Sunday, February 6, 2011

The Great Communicator


Today marks the 100th anniversary of the birth of Ronald Reagan, the 40th president of the United States. Earlier today a stirring memorial of the President was held on the grounds of the Reagan Presidential Library in California. Throughout the next 12 months there will be various commemorations of the Reagan Presidency.

It may be difficult for anyone under the age of 35 to understand what President Reagan meant to the United States and to the world. Much of what we know about the President, and what we find in history books has been filtered through the prism of a media industry and education establishment that were largely unfriendly, if not downright dismissive, of Ronald Reagan during his lifetime.

If you would like a short course on what type of president and what type of person Ronald Reagan was, I recommend the Feb. 5 op-ed piece in the Wall Street Journal by Peggy Noonan, who worked for the President in the mid-1980s.

If you would like to know what he meant to those who knew him up close, you could do no better than to click over to a recent syndicated column by Linda Chavez, who worked for the President at the Civil Rights Commission in the 1980s.

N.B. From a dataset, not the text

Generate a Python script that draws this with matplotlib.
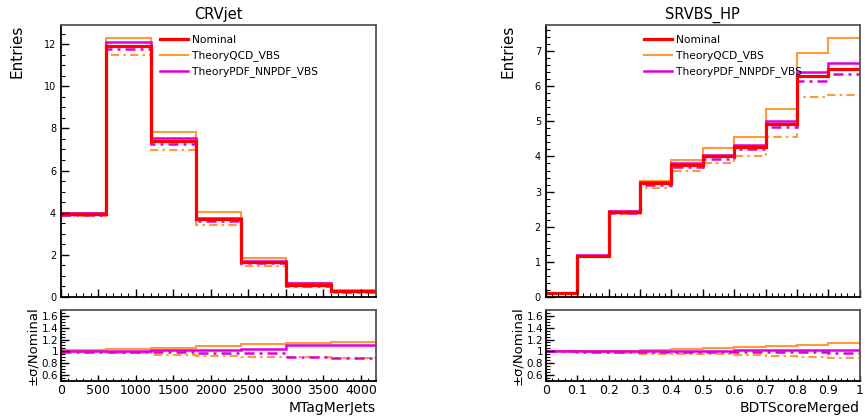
import matplotlib
matplotlib.use("Agg")
import matplotlib.pyplot as plt
from matplotlib.ticker import MultipleLocator
import numpy as np

# CRVjet region, binned in MTagMerJets
crv_edges = [0, 600, 1200, 1800, 2400, 3000, 3600, 4200]
crv_nominal = [3.93, 11.92, 7.40, 3.68, 1.64, 0.58, 0.27]
crv_qcd_up = [4.00, 12.30, 7.85, 4.02, 1.84, 0.665, 0.315]
crv_qcd_dn = [3.86, 11.50, 6.98, 3.40, 1.48, 0.52, 0.24]
crv_pdf_up = [3.96, 12.08, 7.55, 3.76, 1.70, 0.64, 0.30]
crv_pdf_dn = [3.88, 11.76, 7.28, 3.60, 1.59, 0.52, 0.24]

# SRVBS_HP region, binned in BDTScoreMerged
sr_edges = [0.0, 0.1, 0.2, 0.3, 0.4, 0.5, 0.6, 0.7, 0.8, 0.9, 1.0]
sr_nominal = [0.10, 1.17, 2.42, 3.23, 3.75, 4.00, 4.26, 4.92, 6.28, 6.50]
sr_qcd_up = [0.10, 1.17, 2.45, 3.31, 3.89, 4.24, 4.56, 5.35, 6.95, 7.38]
sr_qcd_dn = [0.10, 1.16, 2.37, 3.10, 3.60, 3.81, 4.00, 4.56, 5.70, 5.76]
sr_pdf_up = [0.10, 1.18, 2.44, 3.27, 3.80, 4.05, 4.33, 5.00, 6.40, 6.66]
sr_pdf_dn = [0.10, 1.16, 2.40, 3.18, 3.70, 3.93, 4.21, 4.85, 6.16, 6.35]

RED = "#ff0000"
ORANGE = "#ff9a3c"
MAGENTA = "#dd00dd"
FRAME = "#555555"
DASHDOT = (0, (4, 2, 1.2, 2))


def style_axis(ax):
	"""ROOT-like frame: ticks inside, gray outer frame."""
	ax.tick_params(which="both", direction="in", top=False, right=False,
		colors="black", labelsize=7)
	ax.tick_params(which="major", length=6, width=1.0)
	ax.tick_params(which="minor", length=3, width=0.8)
	for side in ("top", "right"):
		ax.spines[side].set_color(FRAME)
		ax.spines[side].set_linewidth(1.3)
	for side in ("left", "bottom"):
		ax.spines[side].set_color("black")
		ax.spines[side].set_linewidth(1.3)


def draw_region(fig, rect_top, rect_bot, edges, nom, qup, qdn, pup, pdn,
		title, xlabel, xmajor, xminor, ymajor, yminor, xfmt):
	ax = fig.add_axes(rect_top)
	ax_r = fig.add_axes(rect_bot)

	# variations first, nominal on top
	ax.stairs(qup, edges, baseline=None, color=ORANGE, lw=1.5, label="TheoryQCD_VBS")
	ax.stairs(qdn, edges, baseline=None, color=ORANGE, lw=1.5, ls=DASHDOT)
	ax.stairs(pup, edges, baseline=None, color=MAGENTA, lw=1.8, label="TheoryPDF_NNPDF_VBS")
	ax.stairs(pdn, edges, baseline=None, color=MAGENTA, lw=1.8, ls=DASHDOT)
	ax.stairs(nom, edges, baseline=None, color=RED, lw=2.3, label="Nominal")

	ymax = max(max(qup), max(pup), max(nom)) * 1.05
	ax.set_xlim(edges[0], edges[-1])
	ax.set_ylim(0, ymax)
	ax.xaxis.set_major_locator(MultipleLocator(xmajor))
	ax.xaxis.set_minor_locator(MultipleLocator(xminor))
	ax.yaxis.set_major_locator(MultipleLocator(ymajor))
	ax.yaxis.set_minor_locator(MultipleLocator(yminor))
	ax.set_xticklabels([])
	style_axis(ax)
	ax.set_title(title, fontsize=10.5, pad=4)
	ax.set_ylabel("Entries", fontsize=11, loc="top", labelpad=14)

	handles, labels = ax.get_legend_handles_labels()
	order = [2, 0, 1]
	ax.legend([handles[i] for i in order], [labels[i] for i in order],
		loc="upper left", bbox_to_anchor=(0.29, 0.99), frameon=False,
		fontsize=7.7, handlelength=2.6, handletextpad=0.4, labelspacing=0.5,
		borderaxespad=0.3)

	# ratio panel
	nom_a = np.asarray(nom)
	ax_r.stairs(np.asarray(qup) / nom_a, edges, baseline=None, color=ORANGE, lw=1.5)
	ax_r.stairs(np.asarray(qdn) / nom_a, edges, baseline=None, color=ORANGE, lw=1.5, ls=DASHDOT)
	ax_r.stairs(np.asarray(pup) / nom_a, edges, baseline=None, color=MAGENTA, lw=1.8)
	ax_r.stairs(np.asarray(pdn) / nom_a, edges, baseline=None, color=MAGENTA, lw=1.8, ls=DASHDOT)
	ax_r.set_xlim(edges[0], edges[-1])
	ax_r.set_ylim(0.5, 1.7)
	ax_r.xaxis.set_major_locator(MultipleLocator(xmajor))
	ax_r.xaxis.set_minor_locator(MultipleLocator(xminor))
	ax_r.yaxis.set_minor_locator(MultipleLocator(0.05))
	ax_r.set_yticks([0.6, 0.8, 1.0, 1.2, 1.4, 1.6])
	ax_r.set_yticklabels(["0.6", "0.8", "1", "1.2", "1.4", "1.6"])
	ax_r.xaxis.set_major_formatter(xfmt)
	style_axis(ax_r)
	ax_r.tick_params(axis="x", which="major", labelsize=9, length=4, pad=2)
	ax_r.tick_params(axis="x", which="minor", length=2)
	ax_r.tick_params(axis="y", labelsize=7.5, pad=2)
	ax_r.set_ylabel("±σ/Nominal", fontsize=9.5, labelpad=2)
	ax_r.set_xlabel(xlabel, fontsize=10, loc="right", labelpad=3)
	return ax, ax_r


fig = plt.figure(figsize=(8.65, 4.2), dpi=100)

draw_region(fig, [0.0705, 0.293, 0.364, 0.648], [0.0705, 0.093, 0.364, 0.169],
	crv_edges, crv_nominal, crv_qcd_up, crv_qcd_dn, crv_pdf_up, crv_pdf_dn,
	"CRVjet", "MTagMerJets", 500, 100, 2, 0.5,
	plt.FuncFormatter(lambda v, p: f"{v:g}"))

draw_region(fig, [0.631, 0.293, 0.363, 0.648], [0.631, 0.093, 0.363, 0.169],
	sr_edges, sr_nominal, sr_qcd_up, sr_qcd_dn, sr_pdf_up, sr_pdf_dn,
	"SRVBS_HP", "BDTScoreMerged", 0.1, 0.02, 1, 0.2,
	plt.FuncFormatter(lambda v, p: f"{round(v, 2):g}"))

fig.savefig("out.png", dpi=100)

But I have my own reminiscence of what President Reagan meant to this country.

Ronald Reagan took office at what was arguably one of the worst periods in American history. The economy was in shambles, a mixture of high unemployment, inflation and double digit interest rates. Abroad, the U.S. had been humiliated by revolutionaries in Iran, who had held a large group of Americans hostage in Tehran for over a year. The Soviet Union was in an expansionist mode, fomenting with impunity international communism by proxy in several African countries and invading neighboring Afghanistan with the Red Army. Bleak, perhaps, understates the American outlook in 1981.

During the transition from the feckless Jimmy Carter to Ronald Reagan I was unemployed--not once, but twice. With little hope of finding a job. It was a scary, depressing, time. And bleak. Finally, in 1986 I was able to land a job. Not just a job, but a career -  the same career I enjoy today, 26 years later.

It took me some time to connect the dots between President Reagan, his economic program, and my landing a good job. It didn't hit me till the following year when I was driving to work one morning and I passed a Burger King. Outside the fast food store was a sign that read "Help Wanted." It was then that I realized that was the first "Help Wanted" sign I had seen since I was in my early years in high school. The Reagan economy was creating more jobs than there were people to fill them. And my job was part of that creation. Twenty-six years later that's what Ronald Reagan means to me.

President Reagan was a believer in freedom--economic freedom and political freedom. He believed that a government that over-reaches does so at the expense of its citizens' liberty. He also believed that America's unique ability to champion liberty and show by example made it exceptional. The source of this exceptionalism? Our Constitution. As he put it so well in his 1989 farewell address:
Almost all the world's constitutions are documents in which governments tell the people what their privileges are. Our Constitution is a document in which We the People tell the government what it is allowed to do.

If you have 20 minutes I ask that you watch President Reagan's Farewell Address, provided below. The President knew that he couldn't count on the media to represent his words to the American people. So he often spoke directly - and candidly - to them. This was the last of those speeches. Somewhat derisively, the media nicknamed him "The Great Communicator" - a name this common-sense, modest man didn't necessarily agree with. For Ronald Reagan gave credit for his ideas to others and for their execution to the American people:


...I never thought it was my style or the words I used that made a difference. It was the content. I wasn't a great communicator. But I communicated great things. And they didn't spring full boom from my brow. They came from the heart of a great Nation.

Just thought you might like to know.